7. When binding decisions are pointed out and the same are not relied upon by the authority to render its decision, it will tantamount to an error apparent on the face of the record, as held in Honda Siel Power Products Ltd. v. Commissioner of Income Tax, Delhi [2008 (221) E.L.T. 11 (S.C.)]. Hon’ble Supreme Court had observed in the said judgment that the Tribunal in that case was justified in exercising the power under section 254(2) of the Income Tax Act, 1961, when it was pointed out to the Tribunal that the judgment of the coordinate bench was mistakenly omitted to be considered when the material was available on record. Acknowledging the said mistake it was held that the omission amounts to an error apparent on the face of the record enabling rectification.

8. Similar orders have been passed by other High Courts as well and the aforesaid proposition holds the field even now.
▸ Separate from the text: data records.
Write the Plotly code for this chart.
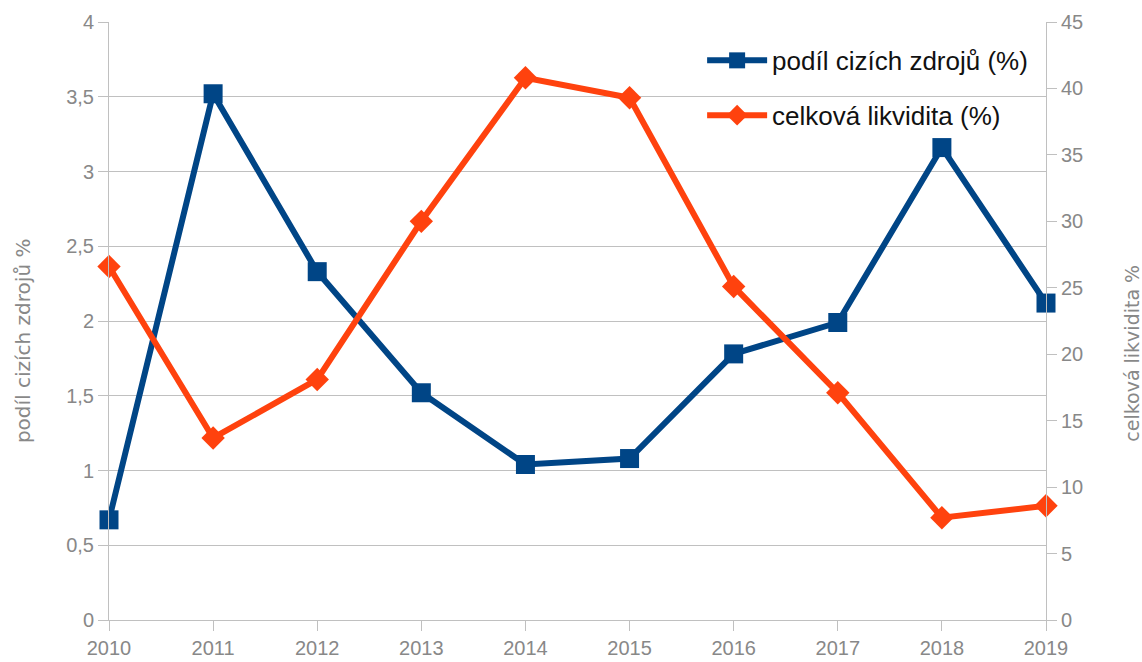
import plotly.graph_objects as go

years = [2010, 2011, 2012, 2013, 2014, 2015, 2016, 2017, 2018, 2019]
podil = [0.67, 3.52, 2.33, 1.52, 1.04, 1.08, 1.78, 1.99, 3.16, 2.12]
likvidita = [26.6, 13.7, 18.1, 30.0, 40.8, 39.3, 25.1, 17.1, 7.7, 8.6]

name_podil = "podíl cizích zdrojů (%)"
name_likv = "celková likvidita (%)"
title_left = "podíl cizích zdrojů %"
title_right = "celková likvidita %"

BLUE = "#004586"
ORANGE = "#ff420e"
GRAY = "#888888"
GRID = "#c0c0c0"
FONT = "Liberation Sans, Arial, sans-serif"
TFONT = "DejaVu Sans, Liberation Sans, sans-serif"

fig = go.Figure()
fig.add_trace(go.Scatter(
    x=years, y=podil, name=name_podil, mode="lines+markers",
    line=dict(color=BLUE, width=6),
    marker=dict(symbol="square", size=19, color=BLUE),
    cliponaxis=False, legendgroup="a", yaxis="y"))
fig.add_trace(go.Scatter(
    x=years, y=likvidita, name=name_likv, mode="lines+markers",
    line=dict(color=ORANGE, width=6),
    marker=dict(symbol="diamond", size=18, color=ORANGE),
    cliponaxis=False, legendgroup="b", yaxis="y2"))

fig.update_layout(
    width=1142, height=662,
    margin=dict(l=109, r=96, t=22, b=42, autoexpand=False),
    plot_bgcolor="white", paper_bgcolor="white",
    separators=", ",
    font=dict(family=FONT, color=GRAY, size=20),
    showlegend=True,
    legend=dict(x=0.633, y=0.975, xanchor="left", yanchor="top",
                bgcolor="rgba(0,0,0,0)", font=dict(size=26, color="#111111"),
                traceorder="grouped", tracegroupgap=18, itemwidth=60),
    xaxis=dict(range=[2010, 2019], tickmode="array", tickvals=years,
               ticktext=[str(y) for y in years], automargin=False,
               showgrid=False, showline=True, linecolor=GRID, linewidth=1,
               ticks="outside", ticklen=10, tickwidth=1, tickcolor=GRID,
               tickfont=dict(size=20, color=GRAY), zeroline=False),
    yaxis=dict(range=[0, 4], dtick=0.5, showgrid=True, gridcolor=GRID, gridwidth=1,
               automargin=False,
               showline=True, linecolor=GRID, ticks="outside", ticklen=10, tickwidth=1,
               tickcolor=GRID,
               tickfont=dict(size=20, color=GRAY), zeroline=False),
    yaxis2=dict(range=[0, 45], dtick=5, overlaying="y", side="right", showgrid=False,
                automargin=False,
                showline=True, linecolor=GRID, ticks="outside", ticklen=10, tickwidth=1,
                tickcolor=GRID,
                tickfont=dict(size=20, color=GRAY), zeroline=False),
    annotations=[
        dict(text=title_left, xref="paper", yref="paper", x=-0.0918, y=0.468,
             xanchor="center", yanchor="middle", textangle=-90, showarrow=False,
             font=dict(family=TFONT, size=20, color=GRAY)),
        dict(text=title_right, xref="paper", yref="paper", x=1.0915, y=0.4465,
             xanchor="center", yanchor="middle", textangle=-90, showarrow=False,
             font=dict(family=TFONT, size=19, color=GRAY)),
    ],
)

fig.write_html("out.html", config={"displayModeBar": False},
               post_script="document.body.style.margin='0';document.body.style.overflow='hidden';")
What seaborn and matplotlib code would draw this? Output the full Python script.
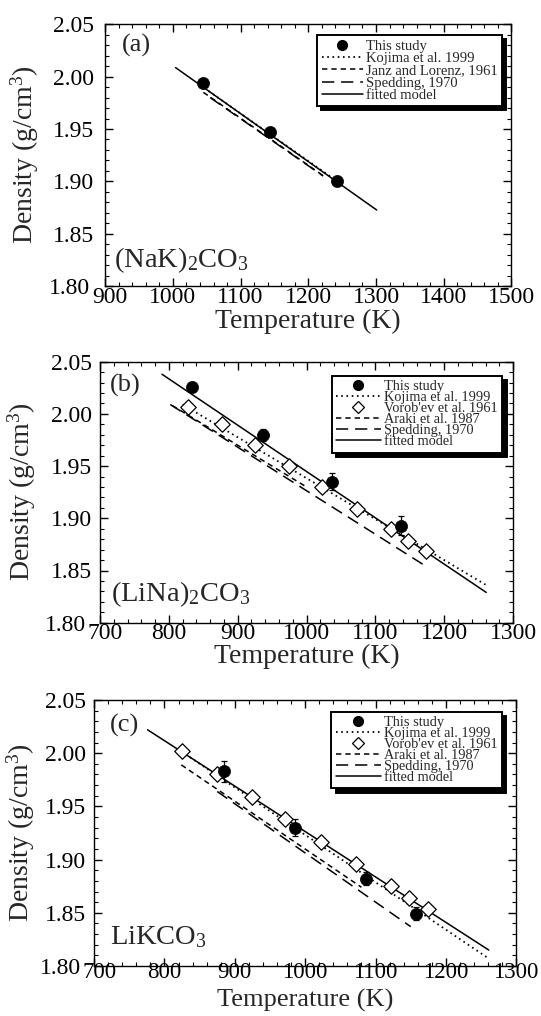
import matplotlib
matplotlib.use("Agg")
import matplotlib.pyplot as plt
import seaborn as sns
import pandas as pd
from matplotlib.ticker import MultipleLocator, FormatStrFormatter
from matplotlib.lines import Line2D
from matplotlib.transforms import ScaledTranslation

# ---------------- data ----------------
# Panel (a) (NaK)2CO3
a_study_T = [1045, 1143, 1243]
a_study_rho = [1.994, 1.947, 1.900]
a_kojima_T = [1040, 1245]
a_kojima_rho = [1.992, 1.899]
a_janz_T = [1045, 1225]
a_janz_rho = [1.985, 1.904]
a_spedding_T = [1055, 1222]
a_spedding_rho = [1.980, 1.905]
a_fit_T = [1004, 1301]
a_fit_rho = [2.0086, 1.8726]

# Panel (b) (LiNa)2CO3
b_study_T = [833, 937, 1037, 1137]
b_study_rho = [2.026, 1.980, 1.935, 1.893]
b_study_err = [0.005, 0.006, 0.008, 0.009]
b_vorobev_T = [828, 877, 925, 974, 1023, 1073, 1123, 1148, 1174]
b_vorobev_rho = [2.007, 1.990, 1.970, 1.950, 1.930, 1.909, 1.890, 1.878, 1.869]
b_kojima_T = [820, 1261]
b_kojima_rho = [2.009, 1.836]
b_araki_T = [805, 1000]
b_araki_rho = [2.008, 1.930]
b_spedding_T = [802, 1176]
b_spedding_rho = [2.009, 1.853]
b_fit_T = [790, 1261]
b_fit_rho = [2.038, 1.829]

# Panel (c) LiKCO3
c_study_T = [884, 985, 1086, 1158]
c_study_rho = [1.983, 1.930, 1.882, 1.849]
c_study_err = [0.010, 0.008, 0.006, 0.006]
c_vorobev_T = [825, 875, 924, 972, 1022, 1072, 1122, 1147, 1174]
c_vorobev_rho = [2.002, 1.980, 1.959, 1.938, 1.917, 1.896, 1.875, 1.864, 1.854]
c_kojima_T = [830, 1261]
c_kojima_rho = [1.999, 1.807]
c_araki_T = [824, 1080]
c_araki_rho = [1.989, 1.874]
c_spedding_T = [875, 1150]
c_spedding_rho = [1.964, 1.837]
c_fit_T = [776, 1261]
c_fit_rho = [2.022, 1.815]

panel_tags = ["(a)", "(b)", "(c)"]
panel_names = [r"(NaK)$_2$CO$_3$", r"(LiNa)$_2$CO$_3$", r"LiKCO$_3$"]
xlims = [(900, 1500), (700, 1300), (700, 1300)]

# ---------------- style ----------------
sns.set_theme(style="ticks")
plt.rcParams["font.family"] = ["Liberation Serif", "DejaVu Serif"]
plt.rcParams["mathtext.fontset"] = "custom"
plt.rcParams["mathtext.rm"] = "Liberation Serif"
plt.rcParams["mathtext.it"] = "Liberation Serif:italic"
plt.rcParams["axes.linewidth"] = 1.0
plt.rcParams["axes.edgecolor"] = "black"

DOT = (0.9, 2.0)
SHORT = (3.5, 2.6)
LONG = (8.0, 4.5)
LW = 1.1

W, H = 541, 1016
fig = plt.figure(figsize=(W / 100, H / 100), dpi=100)

boxes = [(105.2, 511.4, 24.3, 286.0), (100.0, 513.1, 361.7, 622.7), (94.1, 516.2, 700.0, 966.0)]
axes = []
for (l, r, t, b) in boxes:
    axes.append(fig.add_axes([l / W, 1 - b / H, (r - l) / W, (b - t) / H]))


def line(ax, T, rho, dashes=None):
    df = pd.DataFrame({"T": T, "rho": rho})
    sns.lineplot(data=df, x="T", y="rho", ax=ax, color="black",
                 lw=(1.3 if dashes == DOT else LW),
                 estimator=None, sort=False, legend=False)
    ln = ax.lines[-1]
    if dashes is not None:
        ln.set_dashes(dashes)
    return ln


def study(ax, T, rho, err=None):
    if err is not None:
        ax.errorbar(T, rho, yerr=err, fmt="none", ecolor="black", elinewidth=0.9,
                    capsize=2.4, capthick=0.9, zorder=3)
    sns.scatterplot(x=T, y=rho, ax=ax, color="black", marker="o", s=76,
                    edgecolor="black", linewidth=0.5, zorder=5, legend=False)


def vorobev(ax, T, rho):
    sns.scatterplot(x=T, y=rho, ax=ax, color="white", marker="D", s=62,
                    edgecolor="black", linewidth=0.9, zorder=4, legend=False)


# Panel (a)
ax = axes[0]
line(ax, a_kojima_T, a_kojima_rho, DOT)
line(ax, a_janz_T, a_janz_rho, SHORT)
line(ax, a_spedding_T, a_spedding_rho, LONG)
line(ax, a_fit_T, a_fit_rho)
study(ax, a_study_T, a_study_rho)

# Panel (b)
ax = axes[1]
line(ax, b_kojima_T, b_kojima_rho, DOT)
line(ax, b_araki_T, b_araki_rho, SHORT)
line(ax, b_spedding_T, b_spedding_rho, LONG)
line(ax, b_fit_T, b_fit_rho)
vorobev(ax, b_vorobev_T, b_vorobev_rho)
study(ax, b_study_T, b_study_rho, b_study_err)

# Panel (c)
ax = axes[2]
line(ax, c_kojima_T, c_kojima_rho, DOT)
line(ax, c_araki_T, c_araki_rho, SHORT)
line(ax, c_spedding_T, c_spedding_rho, LONG)
line(ax, c_fit_T, c_fit_rho)
vorobev(ax, c_vorobev_T, c_vorobev_rho)
study(ax, c_study_T, c_study_rho, c_study_err)


def proxy(kind):
    if kind == "study":
        return Line2D([], [], ls="none", marker="o", ms=7, mfc="black", mec="black")
    if kind == "vor":
        return Line2D([], [], ls="none", marker="D", ms=6, mfc="white", mec="black", mew=0.9)
    if kind == "fit":
        return Line2D([], [], color="black", lw=LW)
    d = {"dot": DOT, "short": SHORT, "long": LONG}[kind]
    return Line2D([], [], color="black", lw=(1.3 if kind == "dot" else LW), dashes=d)


legend_specs = [
    ([("study", "This study"), ("dot", "Kojima et al. 1999"), ("short", "Janz and Lorenz, 1961"),
      ("long", "Spedding, 1970"), ("fit", "fitted model")], (0.9776, 0.959), -0.06, 10.5, 2.8),
    ([("study", "This study"), ("dot", "Kojima et al. 1999"), ("vor", "Vorob'ev et al. 1961"),
      ("short", "Araki et al. 1987"), ("long", "Spedding, 1970"), ("fit", "fitted model")], (0.974, 0.945), -0.14, 10.3, 3.15),
    ([("study", "This study"), ("dot", "Kojima et al. 1999"), ("vor", "Vorob'ev et al. 1961"),
      ("short", "Araki et al. 1987"), ("long", "Spedding, 1970"), ("fit", "fitted model")], (0.967, 0.956), -0.14, 10.3, 3.15),
]

ylabel_x = [-0.158, -0.150, -0.135]
xlabel_y = [-0.088, -0.080, -0.0846]
ylabel_fs = [20, 20, 20]
xlabel_fs = [20, 20, 19]
xtick_fs = [17, 17, 16.5]
xtick_pad = [0.5, 0.5, -2.8]
ytick_pad = [8, 6, 5.5]
corner_shift = [4.5, 5.5, 5.5]  # px: separate the "1.80" label from the first x label
tag_pos = [(0.041, 0.963), (0.024, 0.953), (0.038, 0.947)]
name_pos = [(0.022, 0.074), (0.027, 0.084), (0.037, 0.083)]

for i, ax in enumerate(axes):
    ax.set_xlim(*xlims[i])
    ax.set_ylim(1.80, 2.05)
    ax.xaxis.set_major_locator(MultipleLocator(100))
    ax.xaxis.set_minor_locator(MultipleLocator(20))
    ax.yaxis.set_major_locator(MultipleLocator(0.05))
    ax.yaxis.set_minor_locator(MultipleLocator(0.01))
    ax.yaxis.set_major_formatter(FormatStrFormatter("%.2f"))
    ax.tick_params(which="both", direction="in", top=True, right=True, colors="black")
    ax.tick_params(which="major", length=6, width=1.0)
    ax.tick_params(which="minor", length=3, width=0.8)
    ax.tick_params(axis="x", which="major", labelsize=xtick_fs[i], pad=xtick_pad[i])
    ax.tick_params(axis="y", which="major", labelsize=17, pad=ytick_pad[i])
    for s in ax.spines.values():
        s.set_visible(True)
        s.set_linewidth(1.0)
        s.set_color("black")
    ax.set_xlabel("Temperature (K)", fontsize=xlabel_fs[i])
    ax.set_ylabel(r"Density (g/cm$^3$)", fontsize=ylabel_fs[i])
    ax.xaxis.set_label_coords(0.5, xlabel_y[i])
    ax.yaxis.set_label_coords(ylabel_x[i], 0.5)
    ax.text(tag_pos[i][0], tag_pos[i][1], panel_tags[i], transform=ax.transAxes,
            ha="left", va="top", fontsize=19)
    ax.text(name_pos[i][0], name_pos[i][1], panel_names[i], transform=ax.transAxes,
            ha="left", va="baseline", fontsize=20.5)

    specs, anchor, lsp, lfs, hl = legend_specs[i]
    handles = [proxy(k) for k, _ in specs]
    labels = [lab for _, lab in specs]
    leg = ax.legend(handles, labels, loc="upper right", bbox_to_anchor=anchor,
                    borderaxespad=0, fontsize=lfs, frameon=True, fancybox=False,
                    shadow={"color": "black", "alpha": 1, "ox": 3, "oy": -3},
                    handlelength=hl, handletextpad=0.25, labelspacing=lsp,
                    borderpad=0.3, numpoints=1)
    fr = leg.get_frame()
    fr.set_edgecolor("black")
    fr.set_linewidth(1.4)
    fr.set_facecolor("white")
    fr.set_alpha(1)
    leg.set_zorder(10)

# nudge the two corner tick labels apart so they do not collide
fig.canvas.draw()
for i, ax in enumerate(axes):
    d = corner_shift[i] / 100.0
    for t in ax.yaxis.get_major_ticks():
        if abs(t.get_loc() - 1.80) < 1e-6:
            t.label1.set_transform(t.label1.get_transform() + ScaledTranslation(-d, 0, fig.dpi_scale_trans))
    x0 = ax.get_xlim()[0]
    for t in ax.xaxis.get_major_ticks():
        if abs(t.get_loc() - x0) < 1e-6:
            t.label1.set_transform(t.label1.get_transform() + ScaledTranslation(d, 0, fig.dpi_scale_trans))

fig.savefig("out.png", dpi=100)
The observation of the 3rd respondent in Ext.P9 that if the contention of the petitioner is accepted it will amount to a revision and not a rectification, according to me, is incorrect. The petitioner had brought the order of the Tribunal to the notice of the appellate authority still the said order of the Tribunal was not considered. Omitting to consider the order of a jurisdictional Tribunal by the subordinate authorities, when the same was brought to the notice of the authority, is certainly a ground for rectification. Therefore, refusal of the 3rd respondent to consider the petition for rectification filed as Ext.P8 and Ext.P8(a) is wrong in law.

9. Hence, I set aside Ext.P9 and direct the 3rd respondent to reconsider Ext.P8 and Ext.P8(a) petitions for rectification and pass fresh orders thereon after affording an

opportunity of being heard to the petitioner.

The wit petition is allowed as above.